Techniques in Minimally Invasive GYN Surgery
Laparoscopic surgery is performed through the abdomen or pelvis. A laparoscope is a narrow instrument attached to a camera. It can be inserted into the pelvis through 5mm or 1cm incisions to assess gynecologic conditions such as ovarian cysts and torsion (when the ovary twists or turns on its pelvic attachment, cutting off its blood supply). Laparoscopy is usually performed in a hospital setting under general anesthesia.
Robotic surgery is another minimally invasive option for women facing gynecologic surgery. Our surgeons use the da Vinci Surgical Systems to perform a variety of procedures. With da Vinci, we make just a few small incisions, similar to traditional laparoscopy. This system features a magnified 3D high-definition vision system and special wristed instruments that offers the maximum range of motion and surgical precision.
Some procedures that can be performed using robotic techniques include:
- Tubal reanastomosis (tubal sterilization reversal)
- Myomectomy (uterine fibroid removal)
- Total hysterectomy
- Excision, ablation or removal of endometriosis, endometriomas and endometrial implants
- Lysis of adhesions
- Ovarian cystectomy
- Supra-cervical hysterectomy
- Trachelectomy (removal of the cervix)
Hysteroscopy is a technique that surgeons use to inspect the inside of the womb (uterus). It can help diagnose and treat conditions within the uterine cavity, such as:
- Endometrial polyps
- Certain fibroids
- Abnormal uterine bleeding
- Uterine septums (an abnormal band of tissue in the middle of the uterus)

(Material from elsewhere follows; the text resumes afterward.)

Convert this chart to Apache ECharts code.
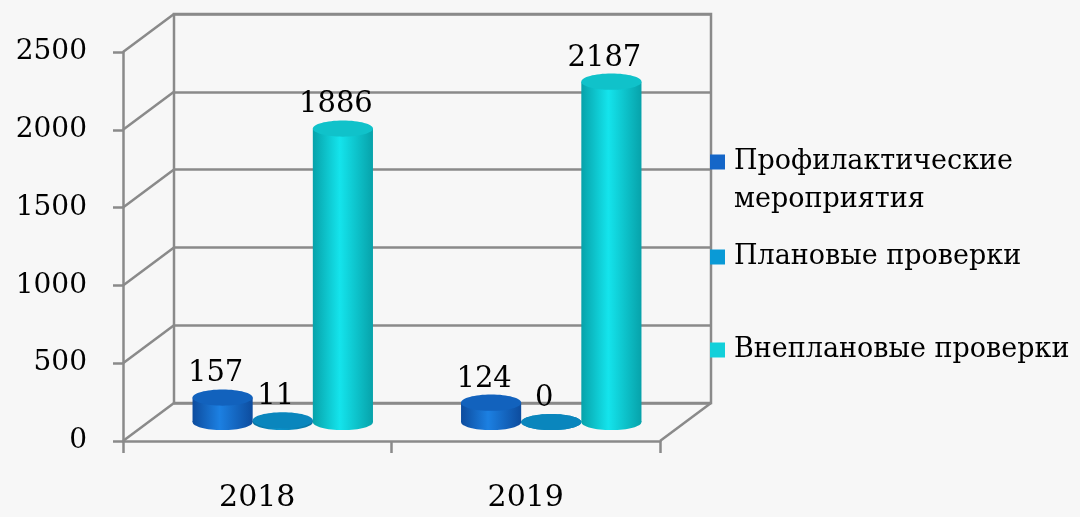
<!DOCTYPE html>
<html>
<head>
<meta charset="utf-8">
<script src="https://cdn.jsdelivr.net/npm/echarts@6/dist/echarts.min.js"></script>
<style>
html,body{margin:0;padding:0;background:#f7f7f7;}
#c{width:1080px;height:517px;}
</style>
</head>
<body>
<div id="c"></div>
<script>
// ---- data ----
const categories = ['2018', '2019'];
const seriesNames = ['Профилактические мероприятия', 'Плановые проверки', 'Внеплановые проверки'];
const profValues = [157, 124];
const planValues = [11, 0];
const unplanValues = [1886, 2187];
const yTicks = [0, 500, 1000, 1500, 2000, 2500];

// ---- styles ----
const FONT = '"DejaVu Serif", serif';
const GRID_COLOR = '#8a8a8a';
const DX = 51, DY = -38;        // depth offset of back wall
const BAR_FRAC = 0.224;          // bar width / category band
const palettes = [
  {legend: '#1466c8', dark: '#0d4c9e', light: '#1c80e2', top: '#1262bd'},
  {legend: '#0a9ad6', dark: '#07709e', light: '#0c94cc', top: '#0a86bd'},
  {legend: '#12d0da', dark: '#07a2aa', light: '#14e4ec', top: '#10c2ca'}
];
const allValues = [profValues, planValues, unplanValues];

const chart = echarts.init(document.getElementById('c'), null, {renderer: 'canvas'});

function cylRender(s) {
  const pal = palettes[s];
  return function (params, api) {
    const i = api.value(0), v = api.value(1);
    const base = api.coord([i, 0]);
    const top = api.coord([i, v]);
    const bw = api.size([1, 0])[0];
    const w = bw * BAR_FRAC;
    const cx = base[0] + (s - 1) * w + DX / 2;
    const by = base[1] + DY / 2, ty = top[1] + DY / 2;
    const rx = w / 2, ry = w * 0.135;
    const grad = new echarts.graphic.LinearGradient(0, 0, 1, 0, [
      {offset: 0, color: pal.dark},
      {offset: 0.45, color: pal.light},
      {offset: 1, color: pal.dark}
    ]);
    return {
      type: 'group',
      children: [
        {type: 'ellipse', shape: {cx: cx, cy: by, rx: rx, ry: ry}, style: {fill: grad}},
        {type: 'rect', shape: {x: cx - rx, y: ty, width: w, height: Math.max(by - ty, 0)}, style: {fill: grad}},
        {type: 'ellipse', shape: {cx: cx, cy: ty, rx: rx, ry: ry}, style: {fill: pal.top}},
        {type: 'text', style: {text: String(v), x: cx - 7, y: ty - ry - 1, align: 'center', verticalAlign: 'bottom',
          font: '29px ' + FONT, fill: '#000'}}
      ]
    };
  };
}

function diagRender(params, api) {
  const v = api.value(1);
  const p = api.coord([0, v]);
  const bw = api.size([1, 0])[0];
  const x0 = p[0] - bw / 2;
  const children = [{type: 'line', shape: {x1: x0, y1: p[1], x2: x0 + DX, y2: p[1] + DY},
    style: {stroke: GRID_COLOR, lineWidth: 2.5}}];
  if (v === 0) {
    const x1 = x0 + bw * categories.length;
    children.push({type: 'line', shape: {x1: x1, y1: p[1], x2: x1 + DX, y2: p[1] + DY},
      style: {stroke: GRID_COLOR, lineWidth: 2.5}});
  }
  return {type: 'group', children: children};
}

const legends = seriesNames.map(function (name, k) {
  const tops = [105, 238, 331];
  return {
    data: [name], left: 710, top: tops[k], orient: 'vertical', padding: 0,
    icon: 'rect', itemWidth: 15, itemHeight: 15, selectedMode: false,
    formatter: function (n) { return k === 0 ? '\n' + n.replace(' ', '\n') : n; },
    textStyle: {fontFamily: FONT, fontSize: 27, color: '#000', lineHeight: 38, padding: [0, 0, 0, 4]}
  };
});

const series = [{
  type: 'custom', xAxisIndex: 0, yAxisIndex: 0, clip: false, z: 1, silent: true,
  renderItem: diagRender, data: yTicks.map(function (v) { return [0, v]; })
}];
allValues.forEach(function (vals, s) {
  series.push({
    type: 'custom', name: seriesNames[s], xAxisIndex: 0, yAxisIndex: 0, clip: false, z: 5 + s,
    itemStyle: {color: palettes[s].legend},
    renderItem: cylRender(s),
    data: vals.map(function (v, i) { return [i, v]; })
  });
});

chart.setOption({
  backgroundColor: '#f7f7f7',
  animation: false,
  legend: legends,
  grid: [
    {left: 123, right: 420, top: 52, bottom: 76},
    {left: 123 + DX, right: 420 - DX, top: 52 + DY, bottom: 76 - DY, show: true,
     borderColor: GRID_COLOR, borderWidth: 2.5, backgroundColor: 'transparent'}
  ],
  xAxis: [
    {type: 'category', gridIndex: 0, data: categories, boundaryGap: true,
     axisLine: {lineStyle: {color: GRID_COLOR, width: 2.5}},
     axisTick: {show: true, length: 12, alignWithLabel: false, lineStyle: {color: GRID_COLOR, width: 2.5}},
     axisLabel: {fontFamily: FONT, fontSize: 30, color: '#000', margin: 42},
     splitLine: {show: false}},
    {type: 'category', gridIndex: 1, data: categories, show: false}
  ],
  yAxis: [
    {type: 'value', gridIndex: 0, min: 0, max: 2500, interval: 500,
     axisLine: {show: true, lineStyle: {color: GRID_COLOR, width: 2.5}},
     axisTick: {show: true, length: 10, lineStyle: {color: GRID_COLOR, width: 2.5}},
     axisLabel: {fontFamily: FONT, fontSize: 28, color: '#000', margin: 36,
                 formatter: function (v) { return String(v); }},
     splitLine: {show: false}},
    {type: 'value', gridIndex: 1, min: 0, max: 2500, interval: 500,
     axisLine: {show: false}, axisTick: {show: false}, axisLabel: {show: false},
     splitLine: {show: true, lineStyle: {color: GRID_COLOR, width: 2.5}}}
  ],
  series: series
});
</script>
</body>
</html>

Similar to a laparoscope, a hysteroscope is also attached to a camera and light source but is inserted vaginally through the cervix into the uterus, rather than into the abdomen or pelvis. Therefore, hysteroscopic surgery does not require any incisions. Most diagnostic hysteroscopies and some operative hysteroscopic procedures (such as office hysteroscopic sterilizations) can be done in a physician's office. More complex hysteroscopic procedures are done in an operating room within a hospital setting. Your gynecologist can advise you on the appropriate setting for your hysteroscopic procedure.